Barak returned to his talk of civil war this week telling CBS: “Some people might lose their lives along the way. We’ll have to face toil and sweat and tears. There might be some violence, which always comes from the right wing.”
Barak’s fantasies are a nightmare. This is the type of talk that tears Israelis apart and drives a wedge between Israel and the Diaspora.
In a pre-Rosh Hashanah article in Israel Hayom titled “The Hidden Israeli Consensus,” thinker Micah Goodman says that there are common denominators that might be less visible but still bind us. Most Israelis are neither far-left nor far-right, Goodman notes. And most Israelis identify with the Declaration of Independence, which defines the state as the national home of the Jewish people and at the same time grants full and equal rights to all its citizens.
A salient point of Goodman’s article is that Israel, like other countries, is currently so divided that people focus on the question of “who” instead of “what.”

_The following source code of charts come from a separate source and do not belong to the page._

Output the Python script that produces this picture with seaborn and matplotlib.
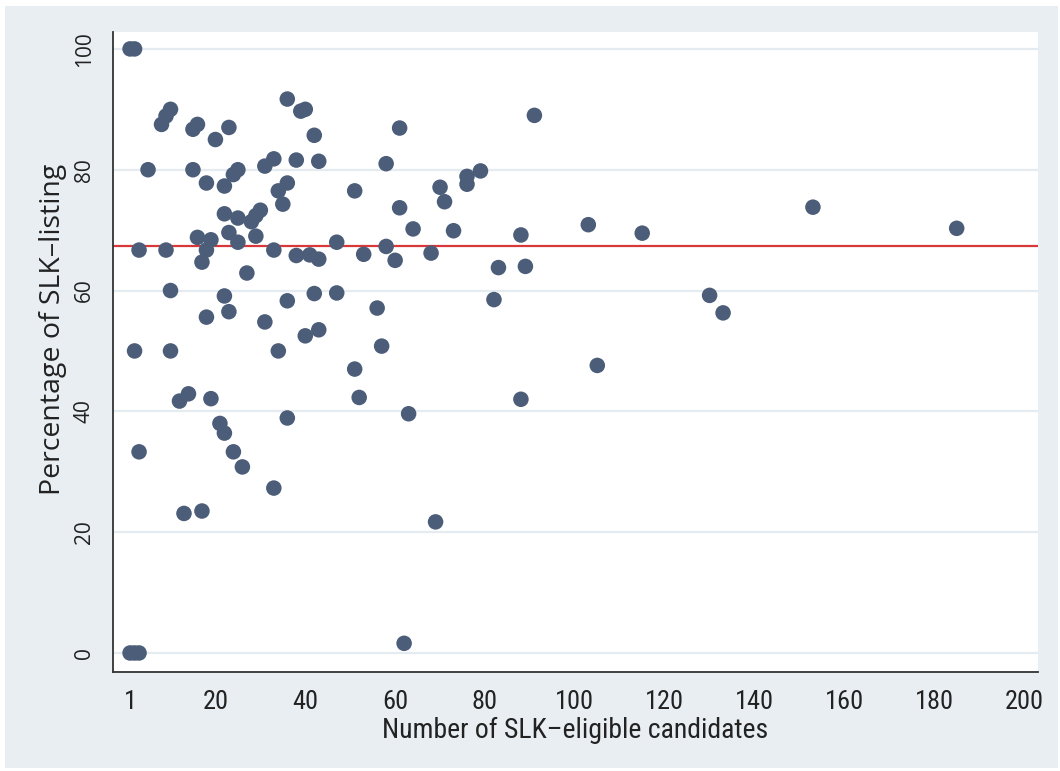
import numpy as np
import pandas as pd
import matplotlib
matplotlib.use("Agg")
import matplotlib.pyplot as plt
from matplotlib import font_manager
from matplotlib.patches import Rectangle
import seaborn as sns

# data
n_eligible = [1, 2, 1, 2, 3, 2, 3, 3, 5, 8, 9, 10, 9, 10, 10, 12, 14, 19, 13, 17,
              21, 22, 24, 26, 33, 36, 18, 23, 31, 34, 40, 43, 51, 52, 15, 16, 20, 23,
              36, 39, 40, 42, 15, 18, 22, 24, 25, 31, 33, 38, 43, 51, 34, 36, 35, 22,
              25, 28, 29, 30, 23, 29, 25, 16, 19, 18, 17, 33, 38, 41, 43, 47, 53, 27,
              22, 42, 47, 36, 61, 91, 58, 76, 76, 79, 70, 71, 61, 64, 73, 88, 103, 58,
              60, 68, 83, 89, 82, 56, 57, 105, 63, 88, 69, 62, 115, 153, 185, 130, 133]
pct_listing = [100, 100, 0, 0, 0, 50, 66.7, 33.3, 80, 87.5, 88.9, 90, 66.7, 60, 50,
               41.7, 42.9, 42.1, 23.1, 23.5, 38.0, 36.4, 33.3, 30.8, 27.3, 38.9, 55.6,
               56.5, 54.8, 50, 52.5, 53.5, 47.0, 42.3, 86.7, 87.5, 85.0, 87.0, 91.7,
               89.7, 90.0, 85.7, 80.0, 77.8, 77.3, 79.2, 80.0, 80.6, 81.8, 81.6, 81.4,
               76.5, 76.5, 77.8, 74.3, 72.7, 72.0, 71.4, 72.4, 73.3, 69.6, 69.0, 68.0,
               68.8, 68.4, 66.7, 64.7, 66.7, 65.8, 65.9, 65.2, 68.0, 66.0, 62.9, 59.1,
               59.5, 59.6, 58.3, 86.9, 89.0, 81.0, 78.9, 77.6, 79.8, 77.1, 74.7, 73.7,
               70.2, 69.9, 69.2, 70.9, 67.3, 65.0, 66.2, 63.8, 64.0, 58.5, 57.1, 50.8,
               47.6, 39.6, 42.0, 21.7, 1.6, 69.5, 73.8, 70.3, 59.2, 56.3]
mean_pct = 67.4
x_ticks = [1, 20, 40, 60, 80, 100, 120, 140, 160, 180, 200]
y_ticks = [0, 20, 40, 60, 80, 100]

df = pd.DataFrame({"n": n_eligible, "pct": pct_listing})

sns.set_style("white")
plt.rcParams['font.family'] = ['Open Sans', 'DejaVu Sans']

# the x axis text in the reference is condensed, take the narrowest font we have
installed = {f.name for f in font_manager.fontManager.ttflist}
narrow = [f for f in ['Liberation Sans Narrow', 'Roboto Condensed', 'DejaVu Sans Condensed',
                      'Roboto', 'Liberation Sans'] if f in installed][:1] + ['DejaVu Sans']

fig = plt.figure(figsize=(10.6, 7.71), dpi=100, facecolor="white")
fig.patches.append(Rectangle((5 / 1060, 3 / 771), 1053 / 1060, 762 / 771,
                             transform=fig.transFigure, facecolor="#e8eef2",
                             edgecolor="none", zorder=-10))
ax = fig.add_axes([113 / 1060, 1 - 672 / 771, 925 / 1060, 640 / 771])
ax.set_facecolor("white")

for yt in y_ticks:
    ax.axhline(yt, color="#e4ecf2", lw=1.6, zorder=0)
ax.axhline(mean_pct, color="#d9383a", lw=1.6, zorder=1)

sns.scatterplot(data=df, x="n", y="pct", ax=ax, s=125, color="#4b5d79",
                edgecolor="none", linewidth=0, zorder=3, legend=False)

ax.set_xlim(-2.8, 203.1)
ax.set_ylim(-3.15, 102.8)
ax.set_xticks(x_ticks)
ax.set_yticks(y_ticks)

ax.set_xticklabels([str(t) for t in x_ticks], family=narrow, fontsize=19,
                   fontstretch="condensed")
ax.set_yticklabels([str(t) for t in y_ticks], rotation=90, va="center", fontsize=15)
ax.set_xlabel("Number of SLK\u2013eligible candidates", family=narrow, fontsize=20,
              fontstretch="condensed", color="#222222", labelpad=2)
ax.set_ylabel("Percentage of SLK\u2013listing", fontsize=20.5, color="#222222",
              labelpad=5, y=0.535)

for side in ["top", "right"]:
    ax.spines[side].set_visible(False)
for side in ["left", "bottom"]:
    ax.spines[side].set_color("#333333")
    ax.spines[side].set_linewidth(1.3)
ax.tick_params(axis="both", direction="out", length=9, width=1.3, color="#333333",
               labelcolor="#222222", pad=4)

fig.savefig("out.png", dpi=100, facecolor="white")
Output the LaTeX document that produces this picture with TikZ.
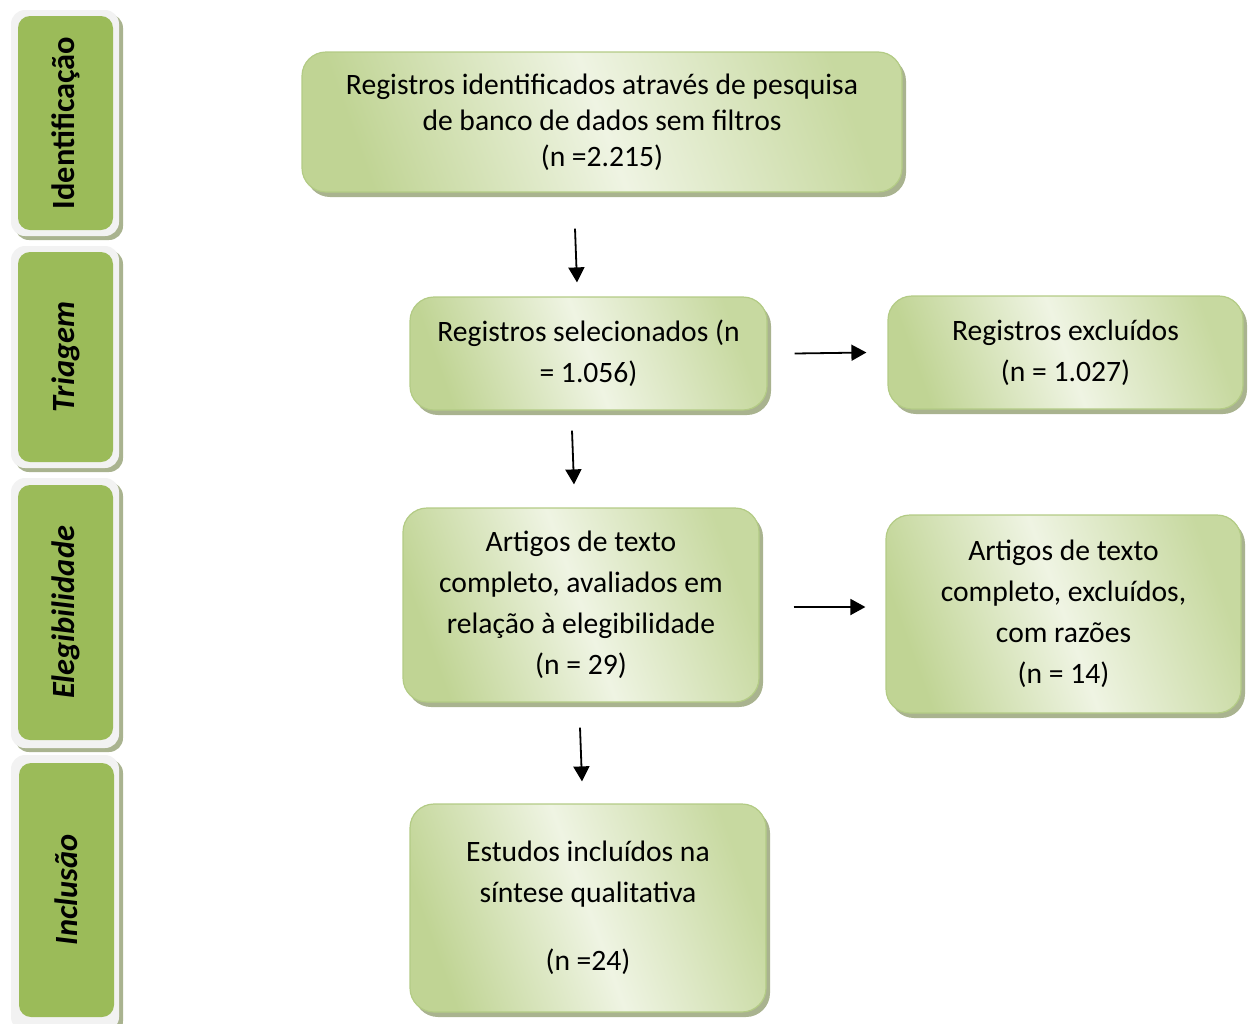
\documentclass[tikz,border=0pt]{standalone}
\usepackage{fontspec}
\setmainfont{Carlito}
\usetikzlibrary{arrows.meta,shadows}
\definecolor{stagegreen}{HTML}{9BBB59}
\definecolor{boxedge}{HTML}{B3CB85}
\definecolor{boxgreen}{HTML}{C0D494}
\definecolor{boxlight}{HTML}{EFF4E3}
\definecolor{shadowgray}{HTML}{A9B38F}
\definecolor{framewhite}{HTML}{F2F2F2}
\begin{document}
\begin{tikzpicture}[x=0.5pt,y=-0.5pt,
    box/.style={draw=boxedge,line width=0.6pt,rounded corners=12pt,
      left color=boxgreen,right color=boxgreen!85!boxlight,middle color=boxlight,shading angle=110,
      drop shadow={shadow xshift=2pt,shadow yshift=-2.5pt,fill=shadowgray,opacity=1},
      align=center,inner sep=0pt,font=\fontsize{14.8pt}{20.5pt}\selectfont},
    frame/.style={fill=framewhite,rounded corners=7pt,minimum width=54pt,
      drop shadow={shadow xshift=2pt,shadow yshift=-2pt,fill=shadowgray,opacity=1}},
    stage/.style={fill=stagegreen,rounded corners=6pt,minimum height=47.5pt,rotate=90,
      inner sep=0pt,font=\bfseries\fontsize{16.2pt}{16pt}\selectfont},
    flow/.style={-{Triangle[length=7.5pt,width=8pt]},line width=0.9pt}]
  \useasboundingbox (0,0) rectangle (1251,1023);
  %stages
  \node[frame,minimum height=113pt] (fid) at (65,123) {};
  \node[stage,minimum width=107pt] (sid) at (65.5,123) {Identificação};
  \node[frame,minimum height=111pt] (ftr) at (65,357) {};
  \node[stage,minimum width=105pt] (str) at (65.5,357) {\itshape Triagem};
  \node[frame,minimum height=135pt] (fel) at (65,613) {};
  \node[stage,minimum width=127.5pt] (sel) at (65.5,612.5) {\itshape Elegibilidade};
  \node[frame,minimum height=138pt] (fin) at (65,893) {};
  \node[stage,minimum width=127pt] (sin) at (66.5,890) {\itshape Inclusão};
  %boxes
  \node[box,minimum width=300pt,minimum height=70pt,font=\fontsize{14.8pt}{18pt}\selectfont]
    (top) at (602,122) {Registros identificados através de pesquisa\\de banco de dados sem filtros\\(n =2.215)};
  \node[box,minimum width=178.5pt,minimum height=56.5pt] (slc) at (588.5,353.5)
    {Registros selecionados (n\\= 1.056)};
  \node[box,minimum width=177.5pt,minimum height=56.5pt] (exc) at (1065.5,352.5)
    {Registros excluídos\\(n = 1.027)};
  \node[box,minimum width=178pt,minimum height=97pt] (art) at (581,605)
    {Artigos de texto\\completo, avaliados em\\relação à elegibilidade\\(n = 29)};
  \node[box,minimum width=177.5pt,minimum height=99pt] (exb) at (1063.5,614)
    {Artigos de texto\\completo, excluídos,\\com razões\\(n = 14)};
  \node[box,minimum width=178pt,minimum height=104pt] (est) at (588,908)
    {Estudos incluídos na\\síntese qualitativa\\[13.5pt](n =24)};
  %arrows
  \draw[flow] ([xshift=-13.5pt,yshift=-18pt]top.south) -- ([xshift=-5.75pt,yshift=7pt]slc.north);
  \draw[flow] ([xshift=-8.25pt,yshift=-10pt]slc.south) -- ([xshift=-3.5pt,yshift=11.5pt]art.north);
  \draw[flow] ([xshift=-0.5pt,yshift=-12.5pt]art.south) -- ([xshift=-3pt,yshift=11pt]est.north);
  \draw[flow] ([xshift=13.5pt]slc.east) -- ([xshift=-10.5pt]exc.west);
  \draw[flow] ([xshift=17pt,yshift=-1pt]art.east) -- ([xshift=-10pt,yshift=3.5pt]exb.west);
\end{tikzpicture}
\end{document}
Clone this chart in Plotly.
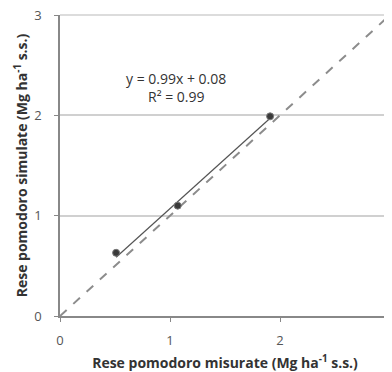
import plotly.graph_objects as go

measured = [0.51, 1.07, 1.91]
simulated = [0.63, 1.10, 1.99]
slope = 0.99
intercept = 0.08
r2 = 0.99
one_to_one = [0, 3]
tick_vals = [0, 1, 2, 3]

xmin, xmax = min(measured), max(measured)
reg_x = [xmin, xmax]
reg_y = [slope * v + intercept for v in reg_x]

FONT = "Open Sans, Lato, sans-serif"
GRID = "#d0d0d0"

fig = go.Figure()
fig.add_trace(go.Scatter(x=one_to_one, y=one_to_one, mode="lines",
                         line=dict(color="#8c8c8c", width=2, dash="dash"),
                         showlegend=False, hoverinfo="skip"))
fig.add_trace(go.Scatter(x=reg_x, y=reg_y, mode="lines",
                         line=dict(color="#555555", width=1.2),
                         showlegend=False))
fig.add_trace(go.Scatter(x=measured, y=simulated, mode="markers",
                         marker=dict(color="#3a3a3a", size=7,
                                     line=dict(color="#777777", width=1)),
                         showlegend=False))

fig.add_annotation(x=1.05, y=2.37, xref="x", yref="y",
                   text=f"y = {slope}x + {intercept}", showarrow=False,
                   font=dict(family=FONT, size=14, color="#333333"))
fig.add_annotation(x=1.05, y=2.19, xref="x", yref="y",
                   text=f"R² = {r2}", showarrow=False,
                   font=dict(family=FONT, size=14, color="#333333"))

# gridline along the top edge of the plot area (y = 3, the top of the range);
# paper refs so it is not clipped away at the edge
fig.add_shape(type="line", xref="paper", yref="paper", x0=0, x1=1, y0=1, y1=1,
              line=dict(color=GRID, width=1.5), layer="above")

axis_common = dict(tickvals=tick_vals, ticks="outside", ticklen=4,
                   tickcolor="#888888", tickfont=dict(family=FONT, size=13, color="#555555"),
                   showline=True, linecolor="#888888", linewidth=1.5,
                   zeroline=False, fixedrange=True, automargin=False,
                   ticklabeloverflow="allow")

fig.update_xaxes(**axis_common, range=[0, 3], showgrid=False, ticklabelstandoff=8,
                 title=dict(text="<b>Rese pomodoro misurate (Mg ha<sup>-1</sup> s.s.)</b>",
                            font=dict(family=FONT, size=14, color="#333333"), standoff=13))
fig.update_yaxes(**axis_common, range=[0, 3], showgrid=True, gridcolor=GRID, gridwidth=1.5,
                 ticklabelstandoff=10,
                 title=dict(text="<b>Rese pomodoro simulate (Mg ha<sup>-1</sup> s.s.)</b>",
                            font=dict(family=FONT, size=14, color="#333333"), standoff=3))

# page body has an 8px margin; shrink the figure so the plot area lands where the reference has it
fig.update_layout(width=384, height=364,
                  margin=dict(l=52, r=2, t=7, b=56),
                  plot_bgcolor="white", paper_bgcolor="white",
                  font=dict(family=FONT))

fig.write_html("out.html")
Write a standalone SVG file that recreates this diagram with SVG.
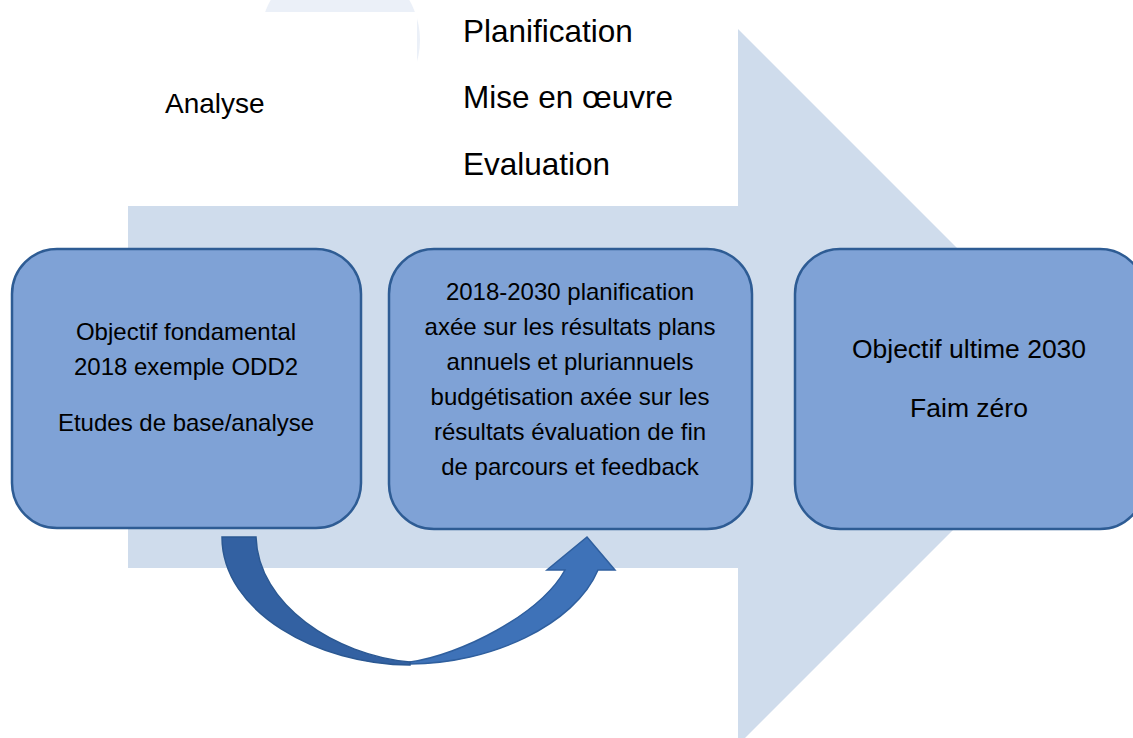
<svg xmlns="http://www.w3.org/2000/svg" width="1133" height="738" viewBox="0 0 1133 738">
  <style>
    .bg { fill: #cfdcec; }
    .box { fill: #7fa2d6; stroke: #2e5c94; stroke-width: 2.5; }
    .t { font-family: "Liberation Sans", Arial, sans-serif; fill: #000; }
    .bt { font-size: 24px; text-anchor: middle; }
    .bt3 { font-size: 26.5px; text-anchor: middle; }
    .top { font-size: 31.5px; }
    .ana { font-size: 28px; }
    .arrL { fill: #3361a2; stroke: #2b5892; stroke-width: 1.5; }
    .arrR { fill: #3e72b8; stroke: #2f5f9e; stroke-width: 1.5; }
  </style>
  <rect x="0" y="0" width="1133" height="738" fill="#ffffff"/>

  <g id="cycle-ring">
    <circle cx="340" cy="40" r="80" fill="#ebf0f8"/>
    <rect x="125" y="12" width="292" height="190" fill="#ffffff"/>
  </g>

  <g id="big-arrow">
    <polygon class="bg" points="128,206 738,206 738,29 1096,387 738,745 738,568 128,568"/>
  </g>

  <g id="label-analyse">
    <text class="t ana" x="165" y="113">Analyse</text>
  </g>

  <g id="label-phases">
    <text class="t top" x="463" y="42">Planification</text>
    <text class="t top" x="463" y="108">Mise en œuvre</text>
    <text class="t top" x="463" y="175">Evaluation</text>
  </g>

  <g id="box1">
    <rect class="box" x="12" y="249" width="349" height="279" rx="45" ry="45"/>
    <text class="t bt" x="186" y="340">Objectif fondamental</text>
    <text class="t bt" x="186" y="375">2018 exemple ODD2</text>
    <text class="t bt" x="186" y="431">Etudes de base/analyse</text>
  </g>

  <g id="box2">
    <rect class="box" x="389" y="249" width="363" height="280" rx="45" ry="45"/>
    <text class="t bt" x="570" y="300">2018-2030 planification</text>
    <text class="t bt" x="570" y="335">axée sur les résultats plans</text>
    <text class="t bt" x="570" y="370">annuels et pluriannuels</text>
    <text class="t bt" x="570" y="405">budgétisation axée sur les</text>
    <text class="t bt" x="570" y="440">résultats évaluation de fin</text>
    <text class="t bt" x="570" y="475">de parcours et feedback</text>
  </g>

  <g id="box3">
    <rect class="box" x="795" y="249" width="350" height="280" rx="45" ry="45"/>
    <text class="t bt3" x="969" y="358">Objectif ultime 2030</text>
    <text class="t bt3" x="969" y="417">Faim zéro</text>
  </g>

  <g id="connectors">
    <path class="arrR" d="M410,664 C490,664 575,625 598,570 L615,570 L587,537 L547,570 L565,570 C540,615 460,655 410,662 Z"/>
    <path class="arrL" d="M222,537 L256,537 C258,605 335,655 410,662 L410,665 C318,665 222,612 222,537 Z"/>
  </g>
</svg>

In the past, politicians voted according to the essence of legislation and not according to who proposed it. It was the proposal that was judged as being good or bad, rather than the person behind it.
It is time to make sure not to blindly follow one side or the other but to judge each decision and move on its own merit. There is no reason to insist on all or nothing, based solely on whether something was proposed by Justice Minister Yariv Levin or by Opposition leader Yair Lapid. There is room for compromise.
Above all, there is room for commonsense – to step back and think instead of blindly following a leader, whichever leader, over the edge of a precipice. No matter what, we are bound together; when one side pulls too hard, we’re all in danger of falling down.